* _Exercise brief_
Begin at the first line of the data and copy each line through the one containing "plt.rcParams['mathtext.fontset'] = 'stix'", that line included, with no pictures.

--- Data provided ---

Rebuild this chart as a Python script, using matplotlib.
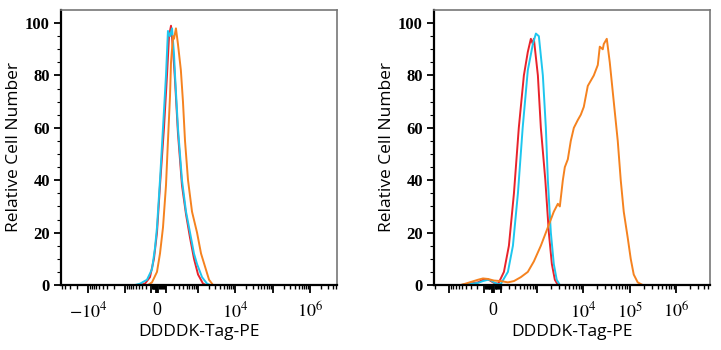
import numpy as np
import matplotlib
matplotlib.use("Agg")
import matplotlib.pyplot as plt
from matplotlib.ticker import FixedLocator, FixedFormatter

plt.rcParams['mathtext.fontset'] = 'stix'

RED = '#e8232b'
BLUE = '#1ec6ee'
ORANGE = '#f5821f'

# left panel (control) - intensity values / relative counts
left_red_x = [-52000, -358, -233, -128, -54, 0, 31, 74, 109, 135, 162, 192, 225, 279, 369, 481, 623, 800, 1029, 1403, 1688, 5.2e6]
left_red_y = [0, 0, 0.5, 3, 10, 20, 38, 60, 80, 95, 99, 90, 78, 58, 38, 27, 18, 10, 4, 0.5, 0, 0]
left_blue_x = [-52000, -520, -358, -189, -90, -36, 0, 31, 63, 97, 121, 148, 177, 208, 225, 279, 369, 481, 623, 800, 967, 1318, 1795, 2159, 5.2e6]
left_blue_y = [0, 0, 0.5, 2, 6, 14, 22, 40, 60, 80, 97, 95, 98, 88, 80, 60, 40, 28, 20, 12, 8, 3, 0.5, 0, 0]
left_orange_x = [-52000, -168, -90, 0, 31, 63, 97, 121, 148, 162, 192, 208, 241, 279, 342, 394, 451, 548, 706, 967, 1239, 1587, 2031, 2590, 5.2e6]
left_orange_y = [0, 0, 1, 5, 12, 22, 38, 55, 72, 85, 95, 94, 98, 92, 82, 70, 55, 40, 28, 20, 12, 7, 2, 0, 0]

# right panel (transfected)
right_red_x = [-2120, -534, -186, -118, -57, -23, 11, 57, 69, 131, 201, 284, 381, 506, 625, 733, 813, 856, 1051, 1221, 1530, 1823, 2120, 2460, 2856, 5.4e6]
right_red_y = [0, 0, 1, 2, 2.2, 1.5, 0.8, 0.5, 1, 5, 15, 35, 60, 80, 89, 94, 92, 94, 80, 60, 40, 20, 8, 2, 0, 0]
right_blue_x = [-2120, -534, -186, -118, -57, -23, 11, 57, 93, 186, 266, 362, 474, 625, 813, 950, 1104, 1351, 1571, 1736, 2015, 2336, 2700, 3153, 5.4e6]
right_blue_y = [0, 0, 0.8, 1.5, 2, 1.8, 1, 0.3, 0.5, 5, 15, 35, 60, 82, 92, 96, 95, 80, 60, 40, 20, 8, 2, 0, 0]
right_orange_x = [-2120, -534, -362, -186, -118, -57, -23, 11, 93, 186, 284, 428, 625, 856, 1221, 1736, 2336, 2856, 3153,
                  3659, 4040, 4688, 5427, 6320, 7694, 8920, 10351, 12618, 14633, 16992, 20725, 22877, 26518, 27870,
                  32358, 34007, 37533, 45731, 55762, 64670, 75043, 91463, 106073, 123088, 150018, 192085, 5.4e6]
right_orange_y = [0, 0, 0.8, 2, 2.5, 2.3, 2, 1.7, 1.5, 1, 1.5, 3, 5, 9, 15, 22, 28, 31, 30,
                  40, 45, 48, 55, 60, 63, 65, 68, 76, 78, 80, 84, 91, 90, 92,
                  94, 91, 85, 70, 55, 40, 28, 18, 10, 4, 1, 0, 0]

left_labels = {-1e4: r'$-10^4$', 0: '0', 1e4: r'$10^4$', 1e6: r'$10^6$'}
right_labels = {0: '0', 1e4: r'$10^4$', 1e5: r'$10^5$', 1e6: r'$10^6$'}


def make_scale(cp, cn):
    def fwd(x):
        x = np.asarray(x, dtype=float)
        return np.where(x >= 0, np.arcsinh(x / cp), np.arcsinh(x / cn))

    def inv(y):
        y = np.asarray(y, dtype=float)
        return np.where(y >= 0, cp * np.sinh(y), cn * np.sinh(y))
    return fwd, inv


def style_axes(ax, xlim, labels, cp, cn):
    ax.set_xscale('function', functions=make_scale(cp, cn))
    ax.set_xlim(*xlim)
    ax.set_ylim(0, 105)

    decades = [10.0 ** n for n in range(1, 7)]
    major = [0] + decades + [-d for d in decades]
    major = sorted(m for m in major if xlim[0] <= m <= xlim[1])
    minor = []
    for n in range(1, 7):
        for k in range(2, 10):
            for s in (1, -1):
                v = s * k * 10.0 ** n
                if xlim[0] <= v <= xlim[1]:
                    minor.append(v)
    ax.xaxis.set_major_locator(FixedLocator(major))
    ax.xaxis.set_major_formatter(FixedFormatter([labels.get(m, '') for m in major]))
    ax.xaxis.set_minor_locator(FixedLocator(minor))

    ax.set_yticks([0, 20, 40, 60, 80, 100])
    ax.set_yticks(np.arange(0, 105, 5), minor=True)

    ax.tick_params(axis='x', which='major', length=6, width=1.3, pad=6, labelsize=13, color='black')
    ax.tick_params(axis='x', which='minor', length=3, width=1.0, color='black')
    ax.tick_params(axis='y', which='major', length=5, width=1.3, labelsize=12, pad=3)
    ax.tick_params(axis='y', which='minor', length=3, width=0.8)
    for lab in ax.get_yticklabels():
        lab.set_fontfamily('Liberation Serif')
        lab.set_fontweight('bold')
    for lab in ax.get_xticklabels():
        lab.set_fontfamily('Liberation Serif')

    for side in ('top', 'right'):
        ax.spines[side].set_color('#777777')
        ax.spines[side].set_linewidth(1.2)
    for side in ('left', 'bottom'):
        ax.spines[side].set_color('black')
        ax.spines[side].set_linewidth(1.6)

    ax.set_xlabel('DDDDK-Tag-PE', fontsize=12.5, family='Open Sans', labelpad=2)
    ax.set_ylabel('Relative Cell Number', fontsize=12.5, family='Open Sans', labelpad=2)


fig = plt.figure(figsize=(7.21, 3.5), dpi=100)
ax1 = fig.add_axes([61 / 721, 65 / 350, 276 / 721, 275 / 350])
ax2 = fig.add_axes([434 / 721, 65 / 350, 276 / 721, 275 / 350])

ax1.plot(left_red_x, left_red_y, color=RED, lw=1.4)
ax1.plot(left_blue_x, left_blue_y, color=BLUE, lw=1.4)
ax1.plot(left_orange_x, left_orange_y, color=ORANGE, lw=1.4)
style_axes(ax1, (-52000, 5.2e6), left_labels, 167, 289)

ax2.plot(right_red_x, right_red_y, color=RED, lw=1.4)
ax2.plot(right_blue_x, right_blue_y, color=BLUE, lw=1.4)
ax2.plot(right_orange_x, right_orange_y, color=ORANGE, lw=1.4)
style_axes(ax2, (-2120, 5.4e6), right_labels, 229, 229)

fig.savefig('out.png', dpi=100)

---

* _Solution to this task_
Rebuild this chart as a Python script, using matplotlib.
import numpy as np
import matplotlib
matplotlib.use("Agg")
import matplotlib.pyplot as plt
from matplotlib.ticker import FixedLocator, FixedFormatter

plt.rcParams['mathtext.fontset'] = 'stix'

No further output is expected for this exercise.